### Dataset excerpt
━━━
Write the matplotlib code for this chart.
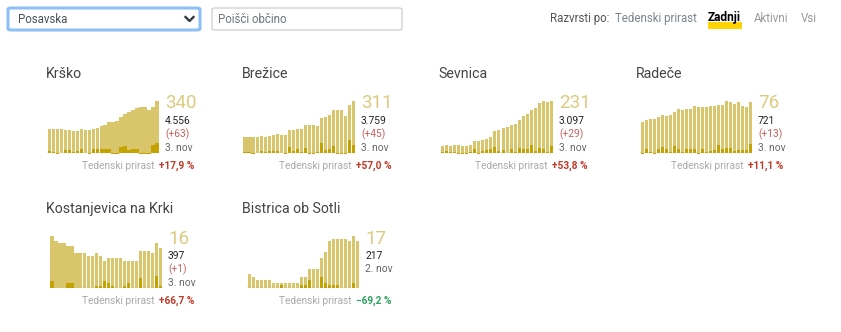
"""
Pregled po občinah: aktivni primeri v Posavski regiji (mini stolpični grafikoni)
"""

import matplotlib.pyplot as plt
from matplotlib.patches import FancyBboxPatch, Rectangle
from matplotlib.lines import Line2D

plt.rcParams['font.family'] = ['Roboto', 'DejaVu Sans']

# Podatki
names = ["Krško", "Brežice", "Sevnica", "Radeče",
         "Kostanjevica na Krki", "Bistrica ob Sotli"]

krsko_active = [157, 157, 157, 157, 150, 150, 144, 144, 157, 150, 150, 157, 164, 177,
                183, 203, 203, 209, 235, 255, 268, 281, 292, 301, 301, 281, 301, 340]
krsko_new = [13, 9, -6, 0, 17, 17, 7, 11, 24, 0, -6, 24, 24, 24,
             24, 24, -6, -6, 37, 44, 17, 24, 24, -6, -6, -6, 50, 63]

brezice_active = [96, 96, 96, 96, 101, 96, 101, 107, 113, 107, 107, 137, 137, 143,
                  143, 167, 167, 167, 161, 209, 215, 227, 257, 257, 257, 221, 287, 311]
brezice_new = [6, 6, -6, 0, 12, 6, 12, 12, 12, 0, -6, 36, 12, 24,
               6, 30, -6, -6, 6, 60, 18, 24, 42, -6, -6, -6, 78, 45]

sevnica_active = [32, 37, 32, 37, 37, 32, 32, 37, 54, 54, 59, 63, 72, 98,
                  103, 112, 116, 125, 129, 147, 165, 173, 191, 200, 222, 231, 226, 231]
sevnica_new = [4, 9, 4, 4, -4, -4, -4, 4, 18, -4, 9, 13, 18, 26,
               9, 13, 0, 18, 4, 22, 18, 18, 35, 9, 22, 18, 4, 29]

radece_active = [46, 49, 51, 51, 54, 57, 55, 57, 61, 66, 64, 66, 66, 70,
                 69, 69, 69, 70, 70, 72, 72, 78, 76, 73, 76, 70, 69, 76]
radece_new = [-2, 6, 1, -2, 6, 9, 6, 1, 10, 6, 1, 6, 6, 6,
              -2, 6, 1, 3, 4, 12, 6, 7, 7, 3, 4, 4, 4, 13]

kostanjevica_active = [21, 19, 18, 18, 17, 17, 14, 14, 14, 13, 13, 14, 13, 11,
                       12, 12, 12, 12, 11, 11, 11, 11, 15, 15, 15, 14, 18, 16]
kostanjevica_new = [3, 0, 0, 0, 2, 2, 0, 0, 0, 0, 0, 1, 1, 3,
                    2, 1, 0, 0, 1, 2, 0, 0, 4, 0, 0, 0, 5, 1]

bistrica_active = [5, 4, 3, 3, 3, 3, 2, 2, 2, 2, 2, 2, 2, 4,
                   4, 7, 7, 7, 11, 13, 17, 18, 18, 18, 18, 17, 19, 17]
bistrica_new = [0, 0, 0, 0, 0, 0, 0, 0, 1, 0, 0, 0, 0, 1,
                1, 3, 0, 0, 4, 2, 1, 1, 1, 0, 0, 0, 2, 0]

active_series = [krsko_active, brezice_active, sevnica_active,
                 radece_active, kostanjevica_active, bistrica_active]
new_series = [krsko_new, brezice_new, sevnica_new,
              radece_new, kostanjevica_new, bistrica_new]

totals = [4556, 3759, 3097, 721, 397, 217]
new_today = [63, 45, 29, 13, 1, None]
dates = ["3. nov", "3. nov", "3. nov", "3. nov", "3. nov", "2. nov"]
weekly_growth = [17.9, 57.0, 53.8, 11.1, 66.7, -69.2]

sort_options = ["Tedenski prirast", "Zadnji", "Aktivni", "Vsi"]

# Postavitev (piksli, y od zgoraj)
W, H = 841, 332
title_x = [46, 242, 438, 636, 46, 242]
chart_left = [47, 243, 441, 640, 50, 247]
chart_width = 112
right_edge = [194, 391, 587, 783, 194, 391]
row_y = [0, 0, 0, 0, 135, 135]
solid = {0: range(14, 28), 1: range(0, 3), 4: range(0, 8)}  # stolpci brez razmika

LIGHT = '#d8c56c'
DARK = '#c4a300'


def fx(x):
    return x / W


def fy(y):
    return 1 - y / H


def txt(fig, x, y, s, **kw):
    kw.setdefault('va', 'center')
    return fig.text(fx(x), fy(y), s, **kw)


def fmt_int(v):
    return f"{v:,}".replace(",", ".")


def fmt_growth(v):
    s = f"{abs(v):.1f}".replace(".", ",") + " %"
    return ("+" if v >= 0 else "\u2212") + s


def draw_header(fig):
    # izbirnik regije
    box = FancyBboxPatch((fx(8), fy(30)), 192 / W, 22 / H,
                         boxstyle="round,pad=0,rounding_size=0.004",
                         transform=fig.transFigure, facecolor='white',
                         edgecolor='#8ec0f5', linewidth=2.2)
    fig.patches.append(box)
    txt(fig, 18, 19.5, "Posavska", fontsize=8.3, color='#495057')
    fig.lines.append(Line2D([fx(185.5), fx(189.5), fx(193.5)], [fy(17), fy(21), fy(17)],
                            transform=fig.transFigure, color='#343a40', lw=1.7))
    # iskalno polje
    sbox = FancyBboxPatch((fx(212), fy(30)), 190 / W, 22 / H,
                          boxstyle="round,pad=0,rounding_size=0.004",
                          transform=fig.transFigure, facecolor='white',
                          edgecolor='#ced4da', linewidth=1)
    fig.patches.append(sbox)
    txt(fig, 218, 19.5, "Poišči občino", fontsize=8.3, color='#6c757d')
    # razvrščanje
    txt(fig, 609, 18.5, "Razvrsti po:", fontsize=8.3, color='#555555', ha='right')
    xs = [615, 708, 754, 801]
    fig.patches.append(Rectangle((fx(708), fy(29)), 34 / W, 6.5 / H,
                                 transform=fig.transFigure, facecolor='#ffd400',
                                 edgecolor='none'))
    for x, label in zip(xs, sort_options):
        if label == "Zadnji":
            txt(fig, x, 17.5, label, fontsize=8.6, color='black', fontweight='bold')
        elif label == "Tedenski prirast":
            txt(fig, x, 18.5, label, fontsize=8.3, color='#7b8590')
        else:
            txt(fig, x, 18.5, label, fontsize=8.3, color='#9a9a9a')


def draw_panel(fig, i):
    dy = row_y[i]
    base = 153 + dy
    top = 101 + dy
    left = chart_left[i]
    ax = fig.add_axes([fx(left), fy(base), chart_width / W, (base - top) / H])
    act = active_series[i]
    new = new_series[i]
    n = len(act)
    widths = [1.0 if k in solid.get(i, ()) else 0.75 for k in range(n)]
    ax.axhline(0, color='#e4e4e4', lw=1.2, zorder=0)
    ax.bar(range(n), act, width=widths, color=LIGHT, linewidth=0, zorder=1,
           antialiased=False)
    ax.bar(range(n), new, width=widths, color=DARK, linewidth=0, zorder=2,
           clip_on=False, antialiased=False)
    ax.set_xlim(-0.5, n - 0.5)
    ax.set_ylim(0, max(act))
    ax.axis('off')

    txt(fig, title_x[i], 74 + dy, names[i], fontsize=10.2, color='#444444')
    nx = left + chart_width + 6
    txt(fig, nx, 103.5 + dy, str(act[-1]), fontsize=13.5, color='#dccb7e')
    txt(fig, nx, 121 + dy, fmt_int(totals[i]), fontsize=7.4, color='#222222')
    if new_today[i] is not None:
        txt(fig, nx, 134 + dy, f"(+{new_today[i]})", fontsize=7.4, color='#c9605a')
        txt(fig, nx, 148 + dy, dates[i], fontsize=7.4, color='#666666')
    else:
        txt(fig, nx, 134 + dy, dates[i], fontsize=7.4, color='#666666')

    g = weekly_growth[i]
    gcol = '#bf3b2c' if g >= 0 else '#2ba25c'
    t = txt(fig, right_edge[i], 166 + dy, fmt_growth(g), fontsize=7.3,
            color=gcol, fontweight='bold', ha='right')
    fig.canvas.draw()
    bb = t.get_window_extent()
    txt(fig, bb.x0 - 4, 166 + dy, "Tedenski prirast", fontsize=7.3,
        color='#aaaaaa', ha='right')


def main():
    fig = plt.figure(figsize=(W / 100, H / 100), dpi=100)
    fig.patch.set_facecolor('white')
    draw_header(fig)
    for i in range(len(names)):
        draw_panel(fig, i)
    fig.savefig('out.png', dpi=100)
    plt.close(fig)


if __name__ == "__main__":
    main()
━━━
### Prompt
Leave out the pictures and restate, word for word, the lines from the top of the data through the line containing "22, 18, 4, 29]", both included.

### Exercise result
Write the matplotlib code for this chart.
"""
Pregled po občinah: aktivni primeri v Posavski regiji (mini stolpični grafikoni)
"""

import matplotlib.pyplot as plt
from matplotlib.patches import FancyBboxPatch, Rectangle
from matplotlib.lines import Line2D

plt.rcParams['font.family'] = ['Roboto', 'DejaVu Sans']

# Podatki
names = ["Krško", "Brežice", "Sevnica", "Radeče",
         "Kostanjevica na Krki", "Bistrica ob Sotli"]

krsko_active = [157, 157, 157, 157, 150, 150, 144, 144, 157, 150, 150, 157, 164, 177,
                183, 203, 203, 209, 235, 255, 268, 281, 292, 301, 301, 281, 301, 340]
krsko_new = [13, 9, -6, 0, 17, 17, 7, 11, 24, 0, -6, 24, 24, 24,
             24, 24, -6, -6, 37, 44, 17, 24, 24, -6, -6, -6, 50, 63]

brezice_active = [96, 96, 96, 96, 101, 96, 101, 107, 113, 107, 107, 137, 137, 143,
                  143, 167, 167, 167, 161, 209, 215, 227, 257, 257, 257, 221, 287, 311]
brezice_new = [6, 6, -6, 0, 12, 6, 12, 12, 12, 0, -6, 36, 12, 24,
               6, 30, -6, -6, 6, 60, 18, 24, 42, -6, -6, -6, 78, 45]

sevnica_active = [32, 37, 32, 37, 37, 32, 32, 37, 54, 54, 59, 63, 72, 98,
                  103, 112, 116, 125, 129, 147, 165, 173, 191, 200, 222, 231, 226, 231]
sevnica_new = [4, 9, 4, 4, -4, -4, -4, 4, 18, -4, 9, 13, 18, 26,
               9, 13, 0, 18, 4, 22, 18, 18, 35, 9, 22, 18, 4, 29]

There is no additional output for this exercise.